Youth Unemployment: ILO Chief Says Less Austerity, More Investment Needed

ILO News– International Labour Organization (ILO) chief Guy Ryder has called for less austerity and more investments to promote a jobs recovery at a time when the youth unemployment crisis threatens to scar “the very fabric of our societies.”

Guy Ryder ILO issues a call to action to deal with youth unemployment

Guy Ryder

Ryder stressed that  measures promoting youth employment should be shielded from austerity policies and that spending on such programs should be increased.

“Investing in these measures is far less costly than dealing with the consequences through unemployment benefits, antisocial behavior or a more permanent disconnect from the labor market,” the ILO director-general told government, worker and employer representatives at a conference in Budapest.

“The higher the investment, the lower the youth unemployment rate,” he added.

Ryder pointed out that the global crisis took a bigger toll on youth than any other group.

  • Worldwide, the are nearly 75 million unemployed youth aged 15 to 24.
  • In Europe, there 5.5 million unemployed youth. At 22%, youth unemployment more than double the adult rate.
  • Long-term unemployment affects nearly 30% of unemployed youth in Europe.
  • Some 14 million young people, more than 15% of European youth aged between 15 and 29, are NEETs – neither in education, employment or training. The number of NEETs has almost doubled in nearly two years.

“We cannot and should not let that happen before our very eyes,” said Ryder. “It is time for action, for immediate and targeted action.”

Apprenticeships and other work-training programs, government incentives for employers who hire young people, entrepreneurship, social enterprises and cooperatives, as well as public employment programs can be part of the solution.

But isolated interventions are not enough to tackle the issue. Targeted measures, such as youth guarantees, are far more effective.

Ryder stressed that such packages of measures are affordable and that the costs of inactivity – allowing long-term youth unemployment to grow and NEETs to disconnect from society – would be far higher.

The ILO Director-General said the 2012 ILO Call for Action on youth uemployment was a very strong call to policy makers to respond to the youth uemployment crisis.

The Call for Action is accompanied by a policy portfolio of possible and tested measures from around the world, which were debated and evaluated long and hard during the last International Labour Conference.

He also welcomed the package of measures proposed by the European Commission last December in Brussels to address youth unemployment.

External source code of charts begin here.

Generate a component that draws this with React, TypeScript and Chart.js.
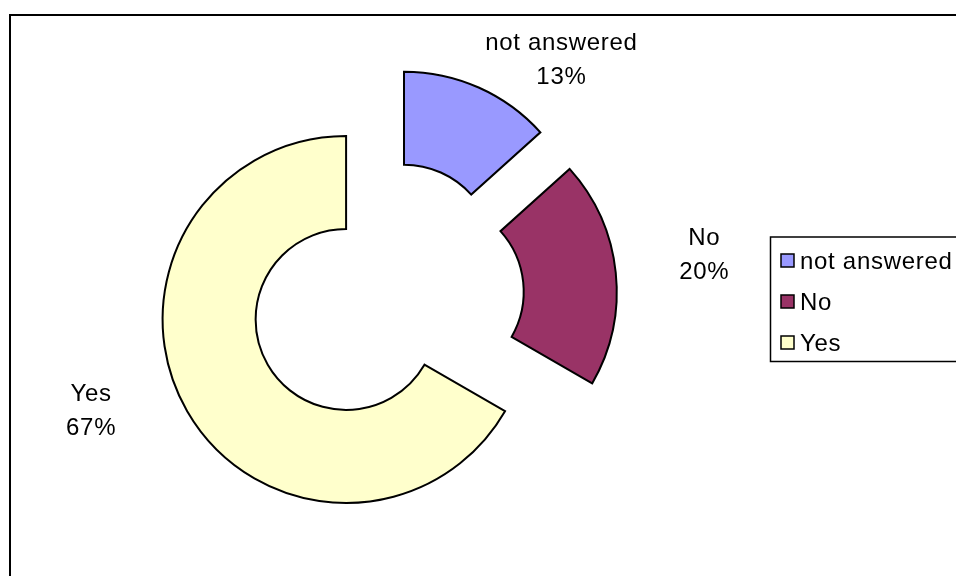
import React, { useEffect, useRef } from 'react';
import { Chart, registerables } from 'chart.js';

Chart.register(...registerables);

// ---- data ----
const categories: string[] = ['not answered', 'No', 'Yes'];
const responses: number[] = [2, 3, 10];
const sliceColors: string[] = ['#9999FF', '#993366', '#FFFFCC'];

const FONT = '"Liberation Sans", Arial, sans-serif';

const explodePlugin = {
  id: 'explodeSlices',
  afterDatasetUpdate(chart: any, args: any, opts: any) {
    const dist: number[] = opts.distances || [];
    args.meta.data.forEach((arc: any, i: number) => {
      const mid = (arc.startAngle + arc.endAngle) / 2;
      const d = dist[i] || 0;
      arc.x += Math.cos(mid) * d;
      arc.y += Math.sin(mid) * d;
    });
  },
};

const decorPlugin = {
  id: 'decor',
  afterDraw(chart: any, _args: any, opts: any) {
    const ctx = chart.ctx as CanvasRenderingContext2D;
    const meta = chart.getDatasetMeta(0);
    const data = chart.data.datasets[0].data as number[];
    const labels = chart.data.labels as string[];
    const colors = chart.data.datasets[0].backgroundColor as string[];
    const total = data.reduce((a, b) => a + b, 0);

    ctx.save();
    // outer frame
    ctx.strokeStyle = '#000';
    ctx.lineWidth = 2;
    ctx.strokeRect(10, 15, 1000, 1000);

    // data labels
    ctx.fillStyle = '#000';
    ctx.font = `24px ${FONT}`;
    (ctx as any).letterSpacing = '0.7px';
    ctx.textAlign = 'center';
    ctx.textBaseline = 'alphabetic';
    const nudges: number[][] = opts.labelNudges;
    meta.data.forEach((arc: any, i: number) => {
      const mid = (arc.startAngle + arc.endAngle) / 2;
      const r = arc.outerRadius + 40;
      const ax = arc.x + Math.cos(mid) * r + nudges[i][0];
      const ay = arc.y + Math.sin(mid) * r + nudges[i][1];
      const pct = Math.round((data[i] / total) * 100) + '%';
      ctx.fillText(labels[i], ax, ay - 8.4);
      ctx.fillText(pct, ax, ay + 25.6);
    });

    // legend
    const lg = opts.legend;
    ctx.lineWidth = 1.5;
    ctx.strokeStyle = '#000';
    ctx.strokeRect(lg.x, lg.y, lg.w, lg.h);
    ctx.textAlign = 'left';
    labels.forEach((lab, i) => {
      const cy = lg.firstRow + i * lg.rowGap;
      ctx.fillStyle = colors[i];
      ctx.fillRect(lg.boxX, cy - 6.5, 13, 13);
      ctx.lineWidth = 1.5;
      ctx.strokeStyle = '#000';
      ctx.strokeRect(lg.boxX, cy - 6.5, 13, 13);
      ctx.fillStyle = '#000';
      ctx.fillText(lab, lg.textX, cy + 8.5);
    });
    ctx.restore();
  },
};

export default function App() {
  const canvasRef = useRef<HTMLCanvasElement | null>(null);

  useEffect(() => {
    if (!canvasRef.current) return;
    const chart = new Chart(canvasRef.current, {
      type: 'doughnut',
      data: {
        labels: categories,
        datasets: [
          {
            data: responses,
            backgroundColor: sliceColors,
            borderColor: '#000',
            borderWidth: 2,
            borderJoinStyle: 'miter',
          } as any,
        ],
      },
      options: {
        responsive: false,
        animation: false,
        radius: 183.5,
        cutout: '49.3%',
        layout: { padding: { left: 0, right: 185, top: 17.4, bottom: 0 } },
        plugins: {
          legend: { display: false },
          tooltip: { enabled: false },
          explodeSlices: { distances: [45.5, 48, 45.5] },
          decor: {
            labelNudges: [
              [66.5, 7.5],
              [48.8, -15.2],
              [-61.4, -22.3],
            ],
            legend: {
              x: 770.5,
              y: 237,
              w: 400,
              h: 124.5,
              boxX: 781,
              textX: 800,
              firstRow: 260.5,
              rowGap: 41,
            },
          },
        } as any,
      },
      plugins: [explodePlugin, decorPlugin],
    });
    return () => chart.destroy();
  }, []);

  return (
    <div style={{ position: 'fixed', left: 0, top: 0, width: 956, height: 576, background: '#fff', overflow: 'hidden' }}>
      <canvas ref={canvasRef} width={956} height={576} style={{ width: 956, height: 576, display: 'block' }} />
    </div>
  );
}
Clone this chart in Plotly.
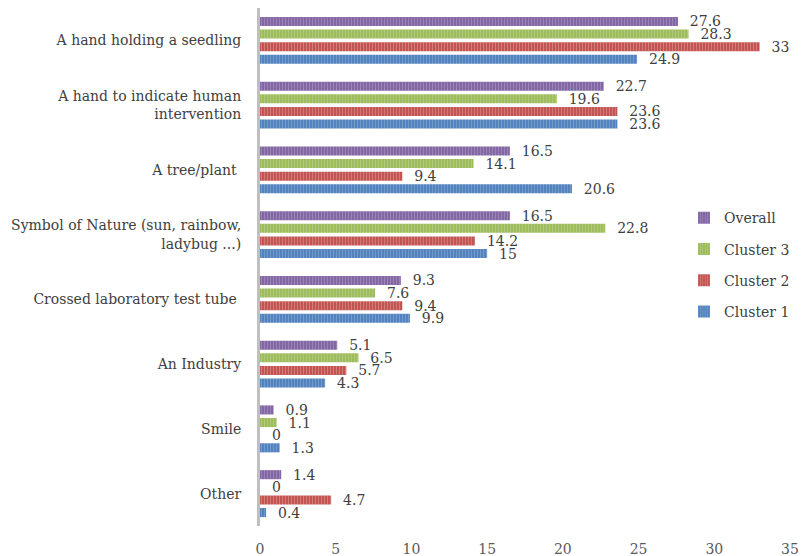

Ryder said the ILO will support and fully cooperate with the European Commission in the implementation and evaluation of the effectiveness of different measures promoting youth employment at the European level.

He also highlighted ILO support for bipartite negotiations between European employers’ and workers’ organizations for a framework action plan on youth unemployment.

The ILO’s call for action on youth unemployment

The International Labour Conference in June 2012 issued a call for action on youth unemployment, calling on governments and the social partners to:

  • Foster pro-employment growth and decent job creation through macroeconomic policies, employability, labor market policies, youth entrepreneurship and labor rights.
  • Promote macroeconomic policies and fiscal incentives that support employment and stronger aggregate demand, improve access to finance and increase productive investment.
  • Adopt fiscally sustainable and targeted measures, such as countercyclical policies and demand-side interventions, public employment programs, employment guarantee schemes, labor-intensive infrastructure programs, wage and training subsidies.